## Light in machine vision

In machine vision, light is mostly characterized by its wavelength, which is generally expressed in nm (nanometers). Basically light is electromagnetic radiation within a certain portion of the electromagnetic spectrum: it can be quasi-monochromatic (which means that it is characterized by a narrow wavelength band, i.e. with a single color) or white (distributed across the visible spectrum, i.e. it contains all colors).

Light visible to the human eye has wavelengths in the range of 400-700 nm, between the infrared (with longer wavelengths) and the ultraviolet (with shorter wavelengths): special applications might require IR or UV light instead of visible light.

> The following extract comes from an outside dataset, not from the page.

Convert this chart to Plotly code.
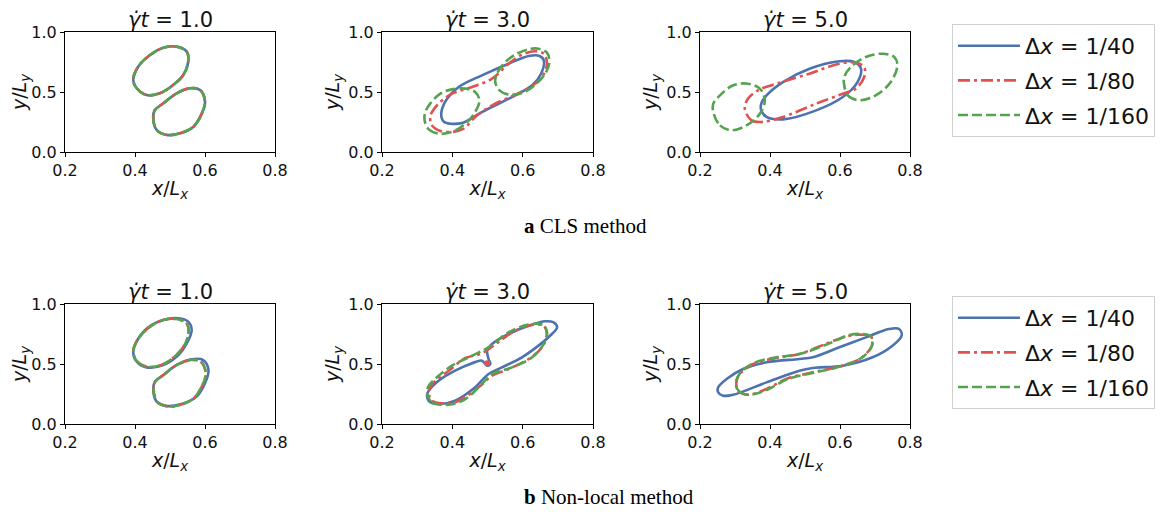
import plotly.graph_objects as go

FONT = "DejaVu Sans"
SERIF = "Liberation Serif"

SERIES = ["Δ<i>x</i> = 1/40", "Δ<i>x</i> = 1/80", "Δ<i>x</i> = 1/160"]
COLORS = ["#4C72B0", "#E05252", "#55A24F"]
DASHES = ["solid", "12px,4px,3px,4px", "10px,4px"]
TIMES = ["1.0", "3.0", "5.0"]
X_TICKS = [0.2, 0.4, 0.6, 0.8]
Y_TICKS = [0.0, 0.5, 1.0]

# ---------------- CLS method, t = 1 (all resolutions nearly coincide) ----------------
CLS1_UP_X = [0.395, 0.405, 0.433, 0.471, 0.509, 0.538, 0.552, 0.548, 0.519, 0.481, 0.443, 0.409, 0.395]
CLS1_UP_Y = [0.600, 0.531, 0.475, 0.489, 0.558, 0.642, 0.753, 0.836, 0.878, 0.869, 0.808, 0.711, 0.600]
CLS1_LO_X = [0.452, 0.462, 0.491, 0.529, 0.567, 0.591, 0.600, 0.586, 0.557, 0.519, 0.481, 0.457, 0.452]
CLS1_LO_Y = [0.294, 0.183, 0.142, 0.156, 0.211, 0.322, 0.419, 0.517, 0.531, 0.489, 0.406, 0.350, 0.294]

# ---------------- CLS method, t = 3 ----------------
CLS3_BLUE_X = [0.369, 0.375, 0.395, 0.430, 0.484, 0.579, 0.627, 0.652, 0.660, 0.648, 0.617, 0.560, 0.484, 0.418, 0.385, 0.371, 0.369]
CLS3_BLUE_Y = [0.292, 0.255, 0.236, 0.244, 0.333, 0.472, 0.556, 0.650, 0.764, 0.800, 0.800, 0.736, 0.639, 0.542, 0.444, 0.361, 0.292]
CLS3_RED_X = [0.337, 0.342, 0.366, 0.399, 0.432, 0.465, 0.513, 0.579, 0.622, 0.655, 0.669, 0.660, 0.636, 0.598, 0.560, 0.513, 0.456, 0.399, 0.361, 0.342, 0.337]
CLS3_RED_Y = [0.292, 0.222, 0.175, 0.167, 0.194, 0.292, 0.389, 0.478, 0.542, 0.625, 0.736, 0.819, 0.839, 0.811, 0.736, 0.611, 0.542, 0.486, 0.403, 0.333, 0.292]
CLS3_GREEN_A_X = [0.321, 0.333, 0.361, 0.399, 0.437, 0.465, 0.477, 0.465, 0.437, 0.399, 0.366, 0.337, 0.323, 0.321]
CLS3_GREEN_A_Y = [0.264, 0.189, 0.153, 0.167, 0.236, 0.333, 0.431, 0.500, 0.528, 0.522, 0.486, 0.403, 0.333, 0.264]
CLS3_GREEN_B_X = [0.522, 0.534, 0.560, 0.598, 0.636, 0.664, 0.676, 0.669, 0.645, 0.617, 0.579, 0.546, 0.527, 0.522]
CLS3_GREEN_B_Y = [0.583, 0.514, 0.478, 0.492, 0.561, 0.653, 0.750, 0.828, 0.861, 0.856, 0.811, 0.736, 0.653, 0.583]

# ---------------- CLS method, t = 5 ----------------
CLS5_BLUE_X = [0.375, 0.390, 0.437, 0.532, 0.608, 0.650, 0.660, 0.641, 0.598, 0.513, 0.437, 0.390, 0.375, 0.375]
CLS5_BLUE_Y = [0.347, 0.292, 0.272, 0.347, 0.458, 0.583, 0.694, 0.750, 0.756, 0.694, 0.583, 0.472, 0.403, 0.347]
CLS5_RED_X = [0.328, 0.347, 0.375, 0.437, 0.532, 0.608, 0.645, 0.669, 0.669, 0.645, 0.598, 0.513, 0.418, 0.366, 0.337, 0.328]
CLS5_RED_Y = [0.361, 0.264, 0.250, 0.292, 0.403, 0.486, 0.528, 0.625, 0.708, 0.744, 0.736, 0.653, 0.569, 0.514, 0.444, 0.361]
CLS5_GREEN_A_X = [0.238, 0.257, 0.290, 0.333, 0.371, 0.385, 0.371, 0.337, 0.295, 0.257, 0.238, 0.238]
CLS5_GREEN_A_Y = [0.333, 0.222, 0.181, 0.222, 0.319, 0.431, 0.528, 0.569, 0.556, 0.472, 0.403, 0.333]
CLS5_GREEN_B_X = [0.612, 0.622, 0.655, 0.702, 0.745, 0.764, 0.755, 0.721, 0.674, 0.631, 0.612, 0.612]
CLS5_GREEN_B_Y = [0.556, 0.472, 0.431, 0.472, 0.583, 0.722, 0.792, 0.819, 0.792, 0.708, 0.625, 0.556]

# ---------------- Non-local method, t = 1 ----------------
NL1_BLUE_UP_X = [0.395, 0.405, 0.433, 0.481, 0.524, 0.548, 0.562, 0.552, 0.524, 0.481, 0.438, 0.407, 0.395]
NL1_BLUE_UP_Y = [0.603, 0.519, 0.472, 0.492, 0.575, 0.672, 0.783, 0.853, 0.881, 0.867, 0.806, 0.700, 0.603]
NL1_BLUE_LO_X = [0.452, 0.462, 0.491, 0.533, 0.576, 0.600, 0.610, 0.595, 0.562, 0.519, 0.481, 0.457, 0.452]
NL1_BLUE_LO_Y = [0.297, 0.186, 0.150, 0.167, 0.228, 0.339, 0.450, 0.533, 0.539, 0.492, 0.408, 0.353, 0.297]
NL1_UP_X = [0.395, 0.405, 0.433, 0.476, 0.514, 0.540, 0.553, 0.547, 0.517, 0.478, 0.441, 0.408, 0.395]
NL1_UP_Y = [0.603, 0.525, 0.478, 0.492, 0.565, 0.650, 0.760, 0.840, 0.875, 0.865, 0.806, 0.705, 0.603]
NL1_LO_X = [0.453, 0.463, 0.492, 0.530, 0.568, 0.593, 0.602, 0.588, 0.558, 0.519, 0.481, 0.458, 0.453]
NL1_LO_Y = [0.297, 0.186, 0.147, 0.160, 0.215, 0.325, 0.425, 0.520, 0.533, 0.490, 0.408, 0.353, 0.297]

# ---------------- Non-local method, t = 3 ----------------
NL3_BLUE_X = [0.328, 0.337, 0.366, 0.408, 0.465, 0.503, 0.541, 0.598, 0.645, 0.683, 0.698, 0.688, 0.664, 0.617, 0.560, 0.513, 0.499, 0.503, 0.508, 0.499, 0.484, 0.456, 0.408, 0.361, 0.333, 0.328]
NL3_BLUE_Y = [0.236, 0.181, 0.167, 0.194, 0.306, 0.417, 0.472, 0.556, 0.653, 0.750, 0.806, 0.847, 0.856, 0.819, 0.750, 0.667, 0.611, 0.542, 0.500, 0.486, 0.528, 0.506, 0.444, 0.361, 0.278, 0.236]
NL3_RED_X = [0.333, 0.342, 0.371, 0.408, 0.475, 0.513, 0.560, 0.617, 0.655, 0.669, 0.660, 0.631, 0.579, 0.530, 0.484, 0.437, 0.390, 0.352, 0.337, 0.333]
NL3_RED_Y = [0.250, 0.194, 0.172, 0.181, 0.306, 0.403, 0.458, 0.542, 0.639, 0.750, 0.819, 0.828, 0.778, 0.680, 0.589, 0.550, 0.444, 0.361, 0.306, 0.250]
NL3_RED_DOT_X = [0.499]
NL3_RED_DOT_Y = [0.506]
NL3_GREEN_X = [0.328, 0.342, 0.390, 0.437, 0.484, 0.513, 0.570, 0.627, 0.660, 0.669, 0.655, 0.617, 0.560, 0.503, 0.456, 0.399, 0.356, 0.333, 0.328]
NL3_GREEN_Y = [0.264, 0.181, 0.161, 0.208, 0.333, 0.417, 0.472, 0.556, 0.667, 0.764, 0.828, 0.828, 0.764, 0.639, 0.569, 0.486, 0.389, 0.319, 0.264]

# ---------------- Non-local method, t = 5 ----------------
NL5_BLUE_X = [0.252, 0.266, 0.295, 0.390, 0.484, 0.522, 0.608, 0.693, 0.750, 0.776, 0.769, 0.740, 0.674, 0.598, 0.522, 0.484, 0.390, 0.323, 0.276, 0.252, 0.252]
NL5_BLUE_Y = [0.264, 0.236, 0.244, 0.347, 0.444, 0.467, 0.486, 0.556, 0.653, 0.736, 0.792, 0.792, 0.722, 0.639, 0.556, 0.542, 0.514, 0.458, 0.375, 0.306, 0.264]
NL5_RED_X = [0.304, 0.309, 0.337, 0.390, 0.446, 0.522, 0.608, 0.664, 0.693, 0.688, 0.664, 0.627, 0.570, 0.484, 0.418, 0.352, 0.314, 0.304]
NL5_RED_Y = [0.347, 0.278, 0.244, 0.292, 0.375, 0.431, 0.486, 0.556, 0.667, 0.731, 0.744, 0.736, 0.681, 0.583, 0.550, 0.500, 0.417, 0.347]
NL5_GREEN_X = [0.302, 0.312, 0.337, 0.390, 0.451, 0.522, 0.608, 0.664, 0.691, 0.688, 0.664, 0.627, 0.570, 0.484, 0.418, 0.352, 0.314, 0.302]
NL5_GREEN_Y = [0.333, 0.272, 0.244, 0.283, 0.375, 0.425, 0.486, 0.556, 0.653, 0.731, 0.750, 0.742, 0.672, 0.583, 0.556, 0.506, 0.422, 0.333]

# panel -> series index -> list of closed contours
PANELS = {
    (0, 0): [[(CLS1_UP_X, CLS1_UP_Y), (CLS1_LO_X, CLS1_LO_Y)],
             [(CLS1_UP_X, CLS1_UP_Y), (CLS1_LO_X, CLS1_LO_Y)],
             [(CLS1_UP_X, CLS1_UP_Y), (CLS1_LO_X, CLS1_LO_Y)]],
    (0, 1): [[(CLS3_BLUE_X, CLS3_BLUE_Y)],
             [(CLS3_RED_X, CLS3_RED_Y)],
             [(CLS3_GREEN_A_X, CLS3_GREEN_A_Y), (CLS3_GREEN_B_X, CLS3_GREEN_B_Y)]],
    (0, 2): [[(CLS5_BLUE_X, CLS5_BLUE_Y)],
             [(CLS5_RED_X, CLS5_RED_Y)],
             [(CLS5_GREEN_A_X, CLS5_GREEN_A_Y), (CLS5_GREEN_B_X, CLS5_GREEN_B_Y)]],
    (1, 0): [[(NL1_BLUE_UP_X, NL1_BLUE_UP_Y), (NL1_BLUE_LO_X, NL1_BLUE_LO_Y)],
             [(NL1_UP_X, NL1_UP_Y), (NL1_LO_X, NL1_LO_Y)],
             [(NL1_UP_X, NL1_UP_Y), (NL1_LO_X, NL1_LO_Y)]],
    (1, 1): [[(NL3_BLUE_X, NL3_BLUE_Y)],
             [(NL3_RED_X, NL3_RED_Y)],
             [(NL3_GREEN_X, NL3_GREEN_Y)]],
    (1, 2): [[(NL5_BLUE_X, NL5_BLUE_Y)],
             [(NL5_RED_X, NL5_RED_Y)],
             [(NL5_GREEN_X, NL5_GREEN_Y)]],
}

# page is rendered with an 8px body margin -> figure sits at (8, 8)
OFF = 8
W, H = 1169 - OFF, 512 - OFF
X_PIX = [(65, 275), (382, 593), (700, 910)]   # page pixels
Y_PIX = [(32, 152), (304, 424)]


def fx(px):
    return (px - OFF) / W


def fy(py):
    return 1 - (py - OFF) / H


fig = go.Figure()

for (r, c), series in PANELS.items():
    k = r * 3 + c + 1
    xa = "x" if k == 1 else f"x{k}"
    ya = "y" if k == 1 else f"y{k}"
    for s, contours in enumerate(series):
        for j, (xs, ys) in enumerate(contours):
            fig.add_trace(go.Scatter(
                x=xs, y=ys, mode="lines", xaxis=xa, yaxis=ya,
                line=dict(color=COLORS[s], width=2.6, dash=DASHES[s], shape="spline", smoothing=1.0),
                name=SERIES[s], legendgroup=f"r{r}s{s}",
                showlegend=(c == 0 and j == 0),
                legend="legend" if r == 0 else "legend2",
                hoverinfo="skip"))
        if (r, c) == (1, 1) and s == 1:
            fig.add_trace(go.Scatter(
                x=NL3_RED_DOT_X, y=NL3_RED_DOT_Y, mode="markers", xaxis=xa, yaxis=ya,
                marker=dict(color=COLORS[1], size=6), showlegend=False,
                legendgroup=f"r{r}s{s}", legend="legend2", hoverinfo="skip"))

    x0, x1 = X_PIX[c]
    y0, y1 = Y_PIX[r]
    axis_common = dict(showline=True, linecolor="black", linewidth=1, mirror=True,
                       ticks="outside", ticklen=4, tickcolor="black", showgrid=False,
                       zeroline=False, automargin=False,
                       tickfont=dict(family=FONT, size=16, color="#111"),
                       tickformat=".1f")
    fig.layout[f"xaxis{'' if k == 1 else k}"] = dict(
        domain=[fx(x0), fx(x1)], range=[0.2, 0.8], tickvals=X_TICKS,
        anchor=ya,
        title=dict(text="<i>x</i>/<i>L</i><sub><i>x</i></sub>", standoff=2,
                   font=dict(family=FONT, size=19, color="#111")),
        **axis_common)
    fig.layout[f"yaxis{'' if k == 1 else k}"] = dict(
        domain=[fy(y1), fy(y0)], range=[0, 1], tickvals=Y_TICKS,
        anchor=xa,
        title=dict(text="<i>y</i>/<i>L</i><sub><i>y</i></sub>", standoff=3,
                   font=dict(family=FONT, size=19, color="#111")),
        **axis_common)
    fig.add_annotation(
        text=f"<i>γ̇t</i> = {TIMES[c]}", xref="paper", yref="paper",
        x=fx((x0 + x1) / 2), y=fy(y0 + 2), xanchor="center", yanchor="bottom",
        showarrow=False, font=dict(family=FONT, size=21, color="#111"))

fig.add_annotation(text="<b>a</b> CLS method", xref="paper", yref="paper",
                   x=fx(522), y=fy(226), xanchor="left", yanchor="middle",
                   showarrow=False, font=dict(family=SERIF, size=21, color="black"))
fig.add_annotation(text="<b>b</b> Non-local method", xref="paper", yref="paper",
                   x=fx(522), y=fy(497), xanchor="left", yanchor="middle",
                   showarrow=False, font=dict(family=SERIF, size=21, color="black"))

legend_style = dict(font=dict(family=FONT, size=22, color="#111"), bgcolor="white",
                    bordercolor="#d0d0d0", borderwidth=1, xanchor="left", yanchor="top",
                    traceorder="grouped", tracegroupgap=3, itemwidth=62)
fig.update_layout(
    width=W, height=H, margin=dict(l=0, r=0, t=0, b=0),
    paper_bgcolor="white", plot_bgcolor="white",
    legend=dict(x=fx(952), y=fy(24), **legend_style),
    legend2=dict(x=fx(952), y=fy(296), **legend_style),
)

fig.write_html("out.html")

Basically, light interacts with materials by being

• Reflected and/or
• Transmitted and/or
• Absorbed

Additionally, when light travels across different media it refracts, i.e. it changes direction. The amount of refraction is inversely proportional to the light wavelength; i.e. violet light rays are bent more than red ones. This means that light with short wavelengths gets scattered more easily than light with long wavelengths when hitting a surface and is therefore, generally speaking, more suited for surface inspection applications.

In fact, if we ideally consider wavelength as the only parameter to be considered from the previous list, blue light is advised for applications such as scratch inspection while longer wavelengths such as red light are more suited for enhancing the silhouette of transparent materials.